Funding Your Business

In the spirit of reading the signs of the times, I would change my article this week into Funding Your Business. I received a private message (PM) this morning from one of the attendees of my “How To Start Your Own Business” Seminar. He asked advice on how to fund a business he WANTS to put up. His savings run out and needs to get funding so he can generate income. Which is our mission for Business Sanctuary (http://sanctuary.smepinoy.com/) having foreseen this issue being encountered by a lot of people in the New Normal.

My first feedback, is the business you WANT to put up feasible? Is there a market for your product or are you just asking for funding to build your clubhouse?

Are you trying to get a loan from the bank, or funding from anyone, without a business plan? Good luck! Having a business plan gives assurance to whomever you approach that you are legitimate. It also show that you have a plan and not just starting something on a whim.

Having a business plan also gives you the opportunity to analyse if the business you WANT to put up has a chance of succeeding. Is there a market need for the product you want to offer or is it something people can wait until after the Covid Pandemic to purchase? To answer this question, you can do market research. If you think market research is too tedious and difficult, you can try to use the Pestle Method which I touched on at CH 2 : The struggles of an Entrepreneur (http://smepinoy.com/the-struggles-of-an-entrepreneur/).

I will discuss in my future articles how to create a business plan, but for the meantime try to put yourself in the shoes of the bank. What are the things you will ask the business loan applicant before you approve their application? Example of some questions I might ask myself are:

  • How will the loan applicant spend the money?
  • How will the loan applicant give back the money?

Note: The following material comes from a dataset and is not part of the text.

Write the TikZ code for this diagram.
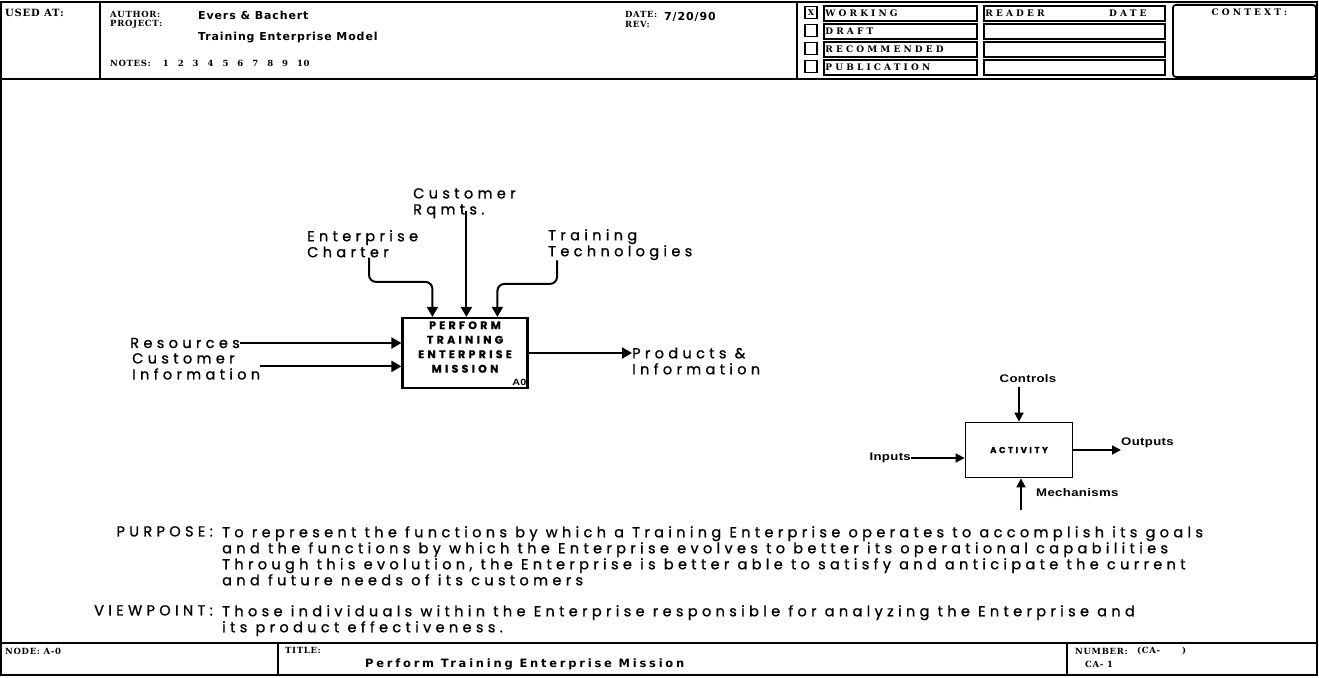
\documentclass[tikz,border=0pt]{standalone}
\usepackage{fontspec}
\setmainfont{Liberation Sans}
\newfontfamily\lblfont[LetterSpace=30, FakeBold=1]{Poppins}
\newfontfamily\formfont[LetterSpace=8]{DejaVu Serif}
\newfontfamily\cellfont[LetterSpace=35]{DejaVu Serif}
\newfontfamily\headfont[LetterSpace=8]{DejaVu Sans}
\newfontfamily\titlefont[LetterSpace=24]{DejaVu Sans}
\newfontfamily\keyfont[FakeStretch=1.2, LetterSpace=3]{Liberation Sans}
\usetikzlibrary{calc,arrows.meta,positioning}

\begin{document}
\begin{tikzpicture}[x=1pt, y=-1pt,
 frame/.style={line width=1.4pt},
 form/.style={font=\formfont\bfseries\fontsize{8.5}{9.5}\selectfont, inner sep=0pt},
 head/.style={font=\headfont\bfseries\fontsize{11}{12}\selectfont, inner sep=0pt},
 cell/.style={draw, line width=1.8pt, anchor=north west, minimum height=15pt,
   inner sep=1.5pt, text depth=0pt, align=left,
   font=\cellfont\bfseries\fontsize{9}{10}\selectfont},
 chk/.style={draw, line width=1.5pt, minimum size=12pt, inner sep=0pt,
   font=\formfont\bfseries\fontsize{8}{8}\selectfont},
 lbl/.style={font=\lblfont\fontsize{14.5}{16}\selectfont, inner sep=0pt, align=left},
 box/.style={draw, line width=2.2pt, minimum width=125pt, minimum height=70pt, inner sep=0pt},
 boxtxt/.style={font=\lblfont\bfseries\fontsize{11}{14.5}\selectfont, inner sep=0pt, align=center},
 arr/.style={-{Triangle[length=10pt, width=11pt]}, line width=2pt},
 arrk/.style={-{Triangle[length=9pt, width=9pt]}, line width=1.8pt},
 key/.style={font=\keyfont\bfseries\fontsize{11}{12}\selectfont, inner sep=0pt}
]
\useasboundingbox (0,0) rectangle (1319,677);

% Form frame
\draw[frame] (1,2) rectangle (1317,675);
\draw[frame] (1,79) -- (1317,79);
\draw[frame] (1,643) -- (1317,643);
\draw[frame] (100,2) -- (100,79);
\draw[frame] (797,2) -- (797,79);
\draw[frame] (278,643) -- (278,675);
\draw[frame] (1067,643) -- (1067,675);

% Header
\node[form, anchor=west, font=\formfont\bfseries\fontsize{10}{11}\selectfont] (usedat) at (5,13) {USED AT:};
\node[form, anchor=west] (author) at (110,14) {AUTHOR:};
\node[form, anchor=west] (project) at (110,24) {PROJECT:};
\node[head, anchor=west] (evers) at (198,15) {Evers \& Bachert};
\node[head, anchor=west] (tem) at (198,38) {Training Enterprise Model};
\node[form, anchor=west] (notes) at (110,63) {NOTES:\hspace{12pt}1\hspace{9pt}2\hspace{9pt}3\hspace{9pt}4\hspace{9pt}5\hspace{9pt}6\hspace{9pt}7\hspace{9pt}8\hspace{9pt}9\hspace{9pt}10};
\node[form, anchor=west] (date) at (625,14) {DATE:};
\node[form, anchor=west] (rev) at (625,24) {REV:};
\node[head, anchor=west] (dval) at (664,17) {7/20/90};

% Status cells
\node[chk] (chk1) at (811,12.5) {X};
\node[chk] (chk2) at (811,30.5) {};
\node[chk] (chk3) at (811,48.5) {};
\node[chk] (chk4) at (811,66.5) {};
\node[cell, text width=150pt] (wrk) at (823,5) {WORKING};
\node[cell, text width=150pt] (drf) at (823,23) {DRAFT};
\node[cell, text width=150pt] (rec) at (823,41) {RECOMMENDED};
\node[cell, text width=150pt] (pub) at (823,59) {PUBLICATION};
\node[cell, text width=178pt] (rdr) at (983,5) {READER};
\node[cell, text width=178pt] (rd2) at (983,23) {};
\node[cell, text width=178pt] (rd3) at (983,41) {};
\node[cell, text width=178pt] (rd4) at (983,59) {};
\node[anchor=west, inner sep=0pt, font=\cellfont\bfseries\fontsize{9}{10}\selectfont] (rdate) at ([xshift=126pt]rdr.west) {DATE};

% Context
\node[cell, rounded corners=3pt, minimum width=143pt, minimum height=72pt] (ctx) at (1172,4) {};
\node[anchor=north, inner sep=0pt, font=\cellfont\bfseries\fontsize{9}{10}\selectfont] (ctxl) at ([xshift=5pt, yshift=-5pt]ctx.north) {CONTEXT:};

% Activity box
\node[box] (main) at (465,353) {};
\node[boxtxt] (mtxt) at ([yshift=6pt]main.center) {PERFORM\\TRAINING\\ENTERPRISE\\MISSION};
\node[key, font=\keyfont\bfseries\fontsize{9}{10}\selectfont, anchor=south east] (a0) at ([xshift=-2pt, yshift=3pt]main.south east) {A0};

\coordinate (ctl1) at ($(main.north west)+(31,0)$);
\coordinate (ctl2) at ($(main.north west)+(65,0)$);
\coordinate (ctl3) at ($(main.north west)+(96,0)$);

% Controls
\node[lbl, anchor=north west] (crq) at (413,188) {Customer\\Rqmts.};
\node[lbl, anchor=north west] (ech) at (307,230) {Enterprise\\Charter};
\node[lbl, anchor=north west] (ttc) at (548,229) {Training\\Technologies};
\draw[arr] ([yshift=7pt]crq.south -| ctl2) -- (ctl2);
\draw[arr, rounded corners=7pt] ([xshift=62pt]ech.south west) |- ($(ctl1)+(0,-35)$) -- (ctl1);
\draw[arr, rounded corners=7pt] ([xshift=9pt]ttc.south west) |- ($(ctl3)+(0,-33)$) -- (ctl3);

% Inputs
\node[lbl, anchor=east] (res) at (240,343) {Resources};
\node[lbl, anchor=north west] (cin) at (132,353) {Customer\\Information};
\draw[arr] (res.east) -- (res.east -| main.west);
\draw[arr] (cin.east) -- (cin.east -| main.west);

% Output
\node[lbl, anchor=west] (pin) at (632,361) {Products \&\\Information};
\draw[arr] (main.east) -- (main.east -| pin.west);

% Legend
\node[box, line width=1.8pt, minimum width=107pt, minimum height=55pt] (act) at (1019,450) {};
\node[boxtxt, font=\lblfont\bfseries\fontsize{8.5}{10}\selectfont] (acttxt) at (act.center) {ACTIVITY};
\node[key] (kctl) at (1028,379) {Controls};
\node[key, anchor=east] (kin) at (911,458) {Inputs};
\node[key, anchor=west] (kout) at (1121,443) {Outputs};
\node[key, anchor=west] (kmec) at (1036,493) {Mechanisms};
\coordinate (kmb) at (1021,510);
\draw[arrk] ([yshift=-4pt]kctl.south -| act.north) -- (act.north);
\draw[arrk] (kin.east) -- (kin.east -| act.west);
\draw[arrk] (act.east) -- (act.east -| kout.west);
\draw[arrk] (kmb) -- (kmb |- act.south);

% Purpose and viewpoint
\node[lbl, anchor=north east] (purl) at (213,526) {PURPOSE:};
\node[lbl, anchor=north west] (purt) at (222,526) {To represent the functions by which a Training Enterprise operates to accomplish its goals\\
and the functions by which the Enterprise evolves to better its operational capabilities\\
Through this evolution, the Enterprise is better able to satisfy and anticipate the current\\
and future needs of its customers};
\node[lbl, anchor=north east] (vpl) at (213,605) {VIEWPOINT:};
\node[lbl, anchor=north west] (vpt) at (222,605) {Those individuals within the Enterprise responsible for analyzing the Enterprise and\\
its product effectiveness.};

% Footer
\node[form, anchor=west] (node) at (5,651) {NODE:\ A-0};
\node[form, anchor=west] (title) at (285,650) {TITLE:};
\node[font=\titlefont\bfseries\fontsize{11.5}{13}\selectfont, inner sep=0pt, anchor=west] (ttl) at (365,664) {Perform Training Enterprise Mission};
\node[form, anchor=west] (num) at (1075,651) {NUMBER:};
\node[form, anchor=west] (numv) at (1137,651) {(CA-\hspace{22pt})};
\node[form, anchor=west] (numw) at (1085,664) {CA-\ 1};
\end{tikzpicture}
\end{document}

Lastly, he told me all banks he visited said they are not offering loans for small businesses. As a guide, this are the institutions whom you can approach to ask for funding:

  • Development Bank of the Philippines and Landbank are government banks which they use as conduits for loans to MSMEs. (https://www.dbp.ph/developmental-banking/micro-small-and-medium-enterprises/sustainable-enterprises-for-economic-development-seed/879-2/)
  • If you Google “MSME loans in the Philippines” you would get a list of private institutions, not only banks, offering loans to MSMEs.
  • Crowd and Seed funding, if your business project has a technology or social impact you can also Google “Crowd/Seed Funding Philippines” to get a list and instructions on how to do Crowd or Seed Funding for your business.